- [SHORT TASK]: Give the data again exactly as written, skipping any pictures.
## START DATA SECTION
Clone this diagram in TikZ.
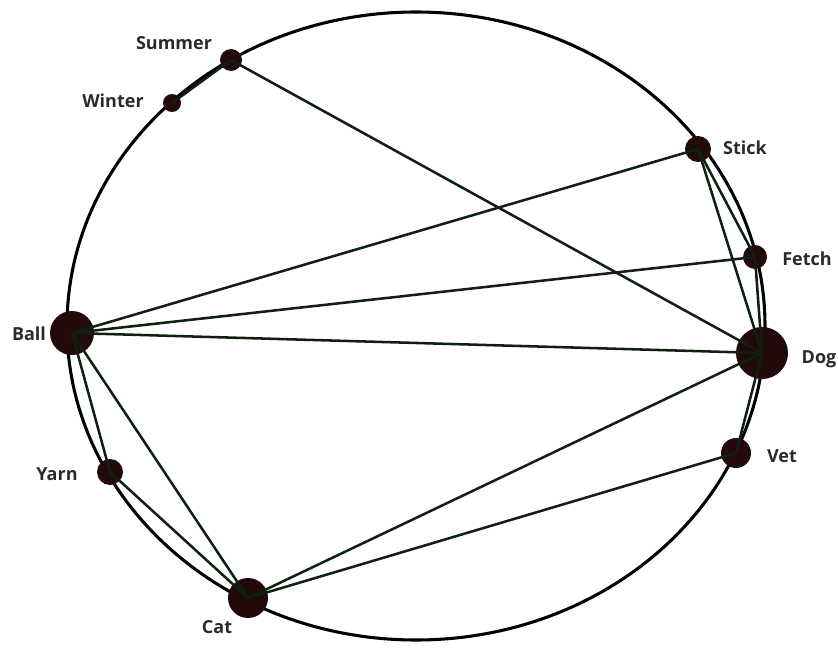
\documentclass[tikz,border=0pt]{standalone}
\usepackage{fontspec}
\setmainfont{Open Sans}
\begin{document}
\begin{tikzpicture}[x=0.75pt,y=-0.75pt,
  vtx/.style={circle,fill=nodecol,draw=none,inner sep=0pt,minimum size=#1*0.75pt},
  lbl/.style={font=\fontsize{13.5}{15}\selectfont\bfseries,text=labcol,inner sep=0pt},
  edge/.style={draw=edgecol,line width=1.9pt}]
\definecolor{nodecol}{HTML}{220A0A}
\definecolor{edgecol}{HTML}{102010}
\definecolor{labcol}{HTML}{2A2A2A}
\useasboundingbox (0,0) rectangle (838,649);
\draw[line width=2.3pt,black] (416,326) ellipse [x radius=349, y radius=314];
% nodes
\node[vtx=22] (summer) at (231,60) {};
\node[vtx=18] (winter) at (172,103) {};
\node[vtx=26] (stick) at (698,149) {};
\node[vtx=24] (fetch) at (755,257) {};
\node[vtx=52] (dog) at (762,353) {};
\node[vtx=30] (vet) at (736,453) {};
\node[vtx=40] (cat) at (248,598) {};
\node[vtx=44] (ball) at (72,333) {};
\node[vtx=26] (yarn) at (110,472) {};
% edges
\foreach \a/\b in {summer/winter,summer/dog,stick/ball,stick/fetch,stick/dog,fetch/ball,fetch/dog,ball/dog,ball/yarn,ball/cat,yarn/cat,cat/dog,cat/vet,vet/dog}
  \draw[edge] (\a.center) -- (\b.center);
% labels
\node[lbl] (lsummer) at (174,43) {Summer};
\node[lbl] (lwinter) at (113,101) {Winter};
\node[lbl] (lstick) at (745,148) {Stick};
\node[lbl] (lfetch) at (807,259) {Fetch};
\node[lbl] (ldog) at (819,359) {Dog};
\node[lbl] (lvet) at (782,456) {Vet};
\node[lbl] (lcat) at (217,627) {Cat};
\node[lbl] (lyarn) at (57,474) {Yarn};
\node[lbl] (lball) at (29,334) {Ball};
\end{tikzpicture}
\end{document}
## END DATA SECTION
- [WRITTEN RESPONSE]:
Clone this diagram in TikZ.
\documentclass[tikz,border=0pt]{standalone}
\usepackage{fontspec}
\setmainfont{Open Sans}
\begin{document}
\begin{tikzpicture}[x=0.75pt,y=-0.75pt,
  vtx/.style={circle,fill=nodecol,draw=none,inner sep=0pt,minimum size=#1*0.75pt},
  lbl/.style={font=\fontsize{13.5}{15}\selectfont\bfseries,text=labcol,inner sep=0pt},
  edge/.style={draw=edgecol,line width=1.9pt}]
\definecolor{nodecol}{HTML}{220A0A}
\definecolor{edgecol}{HTML}{102010}
\definecolor{labcol}{HTML}{2A2A2A}
\useasboundingbox (0,0) rectangle (838,649);
\draw[line width=2.3pt,black] (416,326) ellipse [x radius=349, y radius=314];
% nodes
\node[vtx=22] (summer) at (231,60) {};
\node[vtx=18] (winter) at (172,103) {};
\node[vtx=26] (stick) at (698,149) {};
\node[vtx=24] (fetch) at (755,257) {};
\node[vtx=52] (dog) at (762,353) {};
\node[vtx=30] (vet) at (736,453) {};
\node[vtx=40] (cat) at (248,598) {};
\node[vtx=44] (ball) at (72,333) {};
\node[vtx=26] (yarn) at (110,472) {};
% edges
\foreach \a/\b in {summer/winter,summer/dog,stick/ball,stick/fetch,stick/dog,fetch/ball,fetch/dog,ball/dog,ball/yarn,ball/cat,yarn/cat,cat/dog,cat/vet,vet/dog}
  \draw[edge] (\a.center) -- (\b.center);
% labels
\node[lbl] (lsummer) at (174,43) {Summer};
\node[lbl] (lwinter) at (113,101) {Winter};
\node[lbl] (lstick) at (745,148) {Stick};
\node[lbl] (lfetch) at (807,259) {Fetch};
\node[lbl] (ldog) at (819,359) {Dog};
\node[lbl] (lvet) at (782,456) {Vet};
\node[lbl] (lcat) at (217,627) {Cat};
\node[lbl] (lyarn) at (57,474) {Yarn};
\node[lbl] (lball) at (29,334) {Ball};
\end{tikzpicture}
\end{document}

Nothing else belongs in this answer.